Tony Award-winning playwright and actor Fierstein came onto the project after doing a benefit with Williams and Lily Tomlin.

“We were raising money for the movie ‘The Celluloid Closet,’” he recalled. “Lily, of course, was a huge hit. Robin, of course, was a huge hit and I bombed spectacularly. But Robin stood in the wings and loved it because he knew that would happen and it had happened to him. “

At the end of the evening they began talking and the conversation led to a discussion of Daniel having a gay brother. “His wife Marsha was there, and she said ‘What a great idea. Harvey should do that.’ They sort of gave me the role.”

It resulted in a strong friendship that lasted until Williams’ tragic death four years ago.

By the time Fierstein joined the cast, “They had already set up a sort of rhythm where you would shoot a scene the way it was written, so they had that in the can. And then we were allowed a certain amount of time, as I remember, and then they would shoot us improvising for an hour.”

Fierstein recalled teaching him to be the exotic 1940s-star Maria Montez, “which I think a little bit of it is in the movie. I taught him some Bette Davis. We just had the best time.”

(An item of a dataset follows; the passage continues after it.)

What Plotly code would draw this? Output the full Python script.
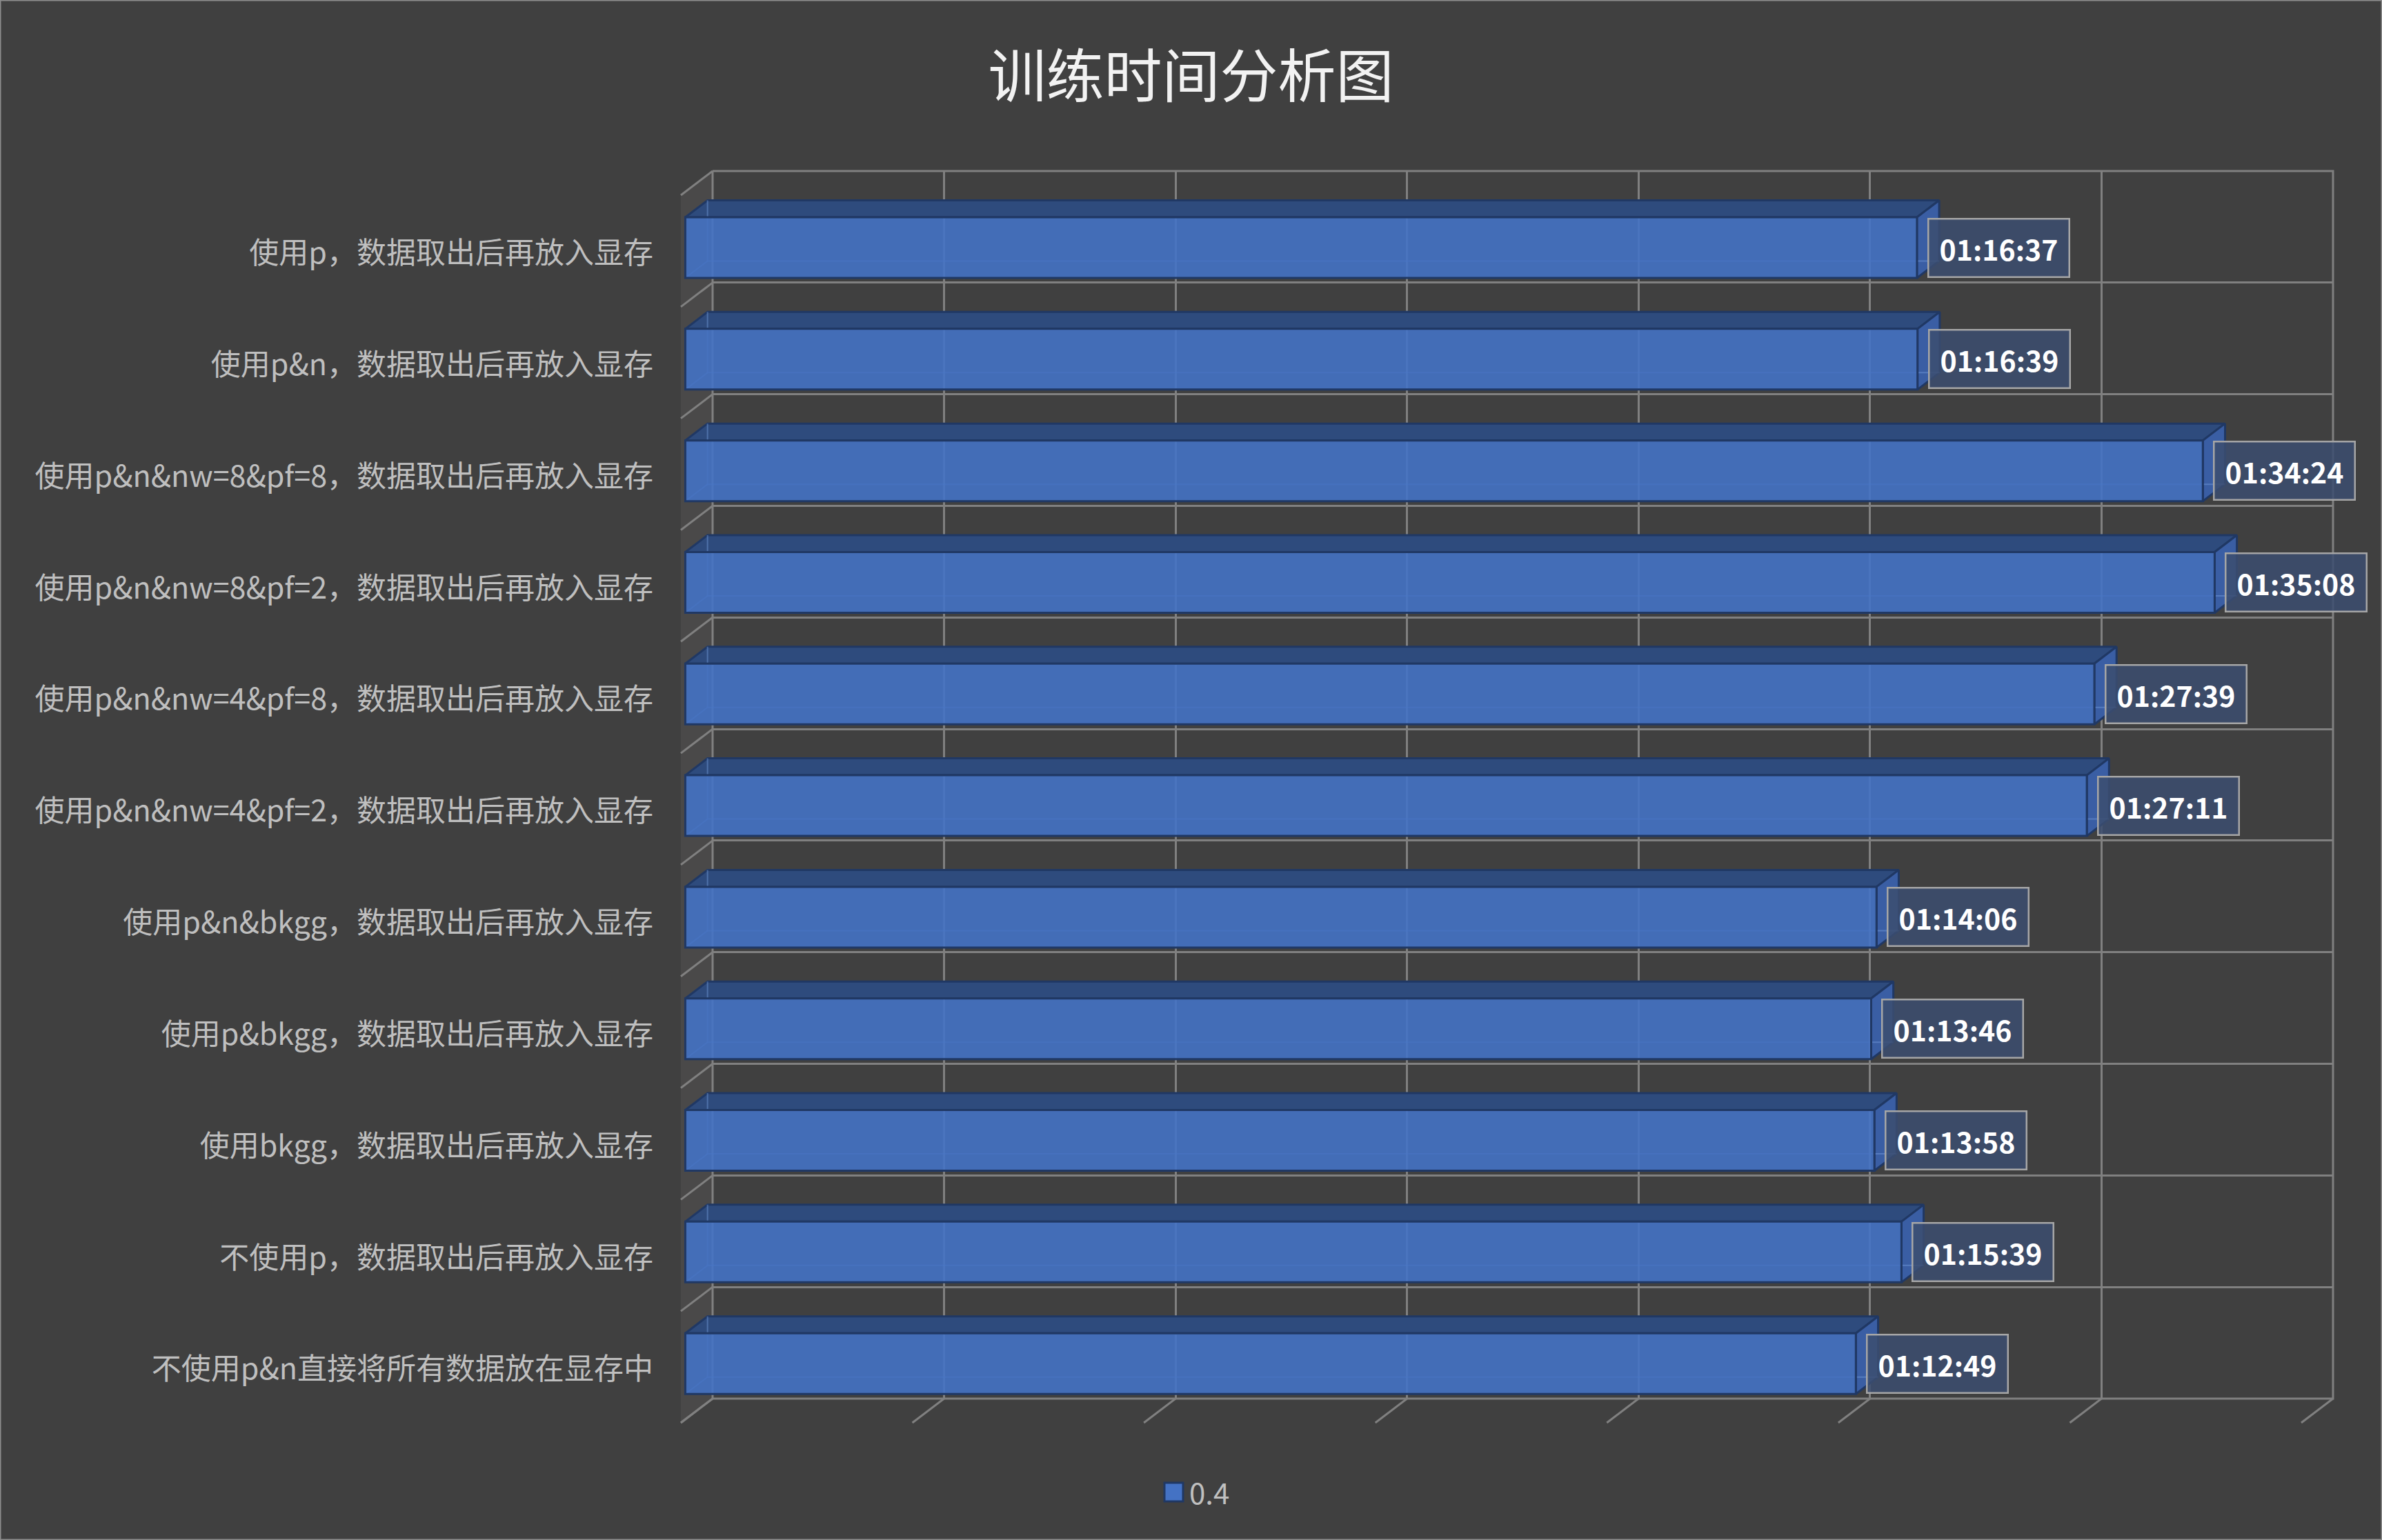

Working on the film and with Williams was a life-changing experience for the three young actors.

“Mrs. Doubtfire” was the first film for which Wilson, then just five, had auditioned for a role. “It was really amazing. We had all of these meetings with different kids and I remember the second that I got into a room with Matt and Lisa, I knew that I adored them. I knew that they felt like they really could be my brother and sister. I remember secretly wishing and hoping I could get the part, but they would get it too because we did really feel like family. Lisa and I talk all the time now and we saw Matt last week.”

Williams, she noted, “was just lovely the whole time. He was making hand puppets with us and making all kinds of jokes.”

He was especially helpful during the two weeks it took to shoot an elaborate sequence in a restaurant where Daniel as Mrs. Doubtfire is having dinner with his ex-wife, her charming boyfriend (Pierce Brosnan) and his kids, as well as himself with the owner of a TV station where he works.

“He would make a paper bag bark like a dog under the table,” said Wilson. “He never talked down to us. He would get down to our level, literally, looked us in the eye and talk to us very gently. He was warm and friendly and fun and ridiculous the whole time. But you could tell he really understood and loved kids.”

Williams, said Jakub, not only made her a better actor, he also made her a better person

“When you work with Robin, he did not always stick to the script,” said Jakub, who left Hollywood in her early 20s and has had a successful career as a writer and a yoga instructor. She also gives talks about how to overcome anxiety, which she has had since she was young.

“There was a lot of ad-libbing, there was a lot of things that just came out of left field. At the beginning, I was totally freaked out about this. I would just sort of stand there and stare at him and wonder when I was supposed to say my lines. What I learned working with Robin was this deep sense of presence. That you actually stand in the room with that person and listen to them and respond. I feel like it made me more aware in my everyday life.”

Because it was a long shoot due to Williams’ makeup, “There was lot of time for us to just sort of be together,” noted Jakub. “Robin was very open with me about his issues with addiction, his issues with depression and mental wellness. That was incredibly important to me. I had told him about my issues with anxiety. The fact that was so willing to be honest with me had a huge impact on me as a 14-year-old. I’m an advocate for mental health awareness. Part of that stems from that fact that I learned from Robin that’s it’s okay to talk about these things.”

Lawrence, who continues to act, also remembers the quiet moments with Williams, especially when they had a long talk in his trailer after the film wrapped. ”We were exchanging gifts. He gave me this leather-bound script that he signed and wrote this really nice note and I gave him these little metal solders he collected and that really touched him. We talked for a good 30 minutes about life. He had his heart on the sleeve all the time. He was such a loyal and exposed human being.”

Audiences in 1993 and until this day have found “Mrs. Doubtfire” to be a healing experience.

“I have had so many people come up to me and want to talk about the because it was so meaningful to them and really helped them get through their parents’ divorce,” said Jakub. “This idea this might not be the way that you thought your life was going to be that doesn’t mean that it’s bad or wrong. You’re going to be okay. That’s a really powerful message.”

Wilson, who quit acting in her early teens and has also become a writer, recalled the time she got a new apartment. “I needed a spare set of keys. The woman at the front desk that they were an extra $20. I said okay let me go back and get my wallet. She said ‘No, actually l am going to give you these for free because you were in ‘Mrs. Doubtfire’ and that movie got me through a really hard time in my life.”

Singer felt it was important that Chris and Miranda didn’t get back together at the conclusion. “Anne Fine’s children’s book seemed to be written to help kids cope with divorce,” she explained.

“It would’ve not only have done a disservice to that intent, but it would leave kids in the audience with false hope. Just because parents fail as a married couple doesn’t make it acceptable to fail as co-parents. I’m so proud that in 1993, we had a message that says there are all kind of families and that includes families where the parent were no longer married.”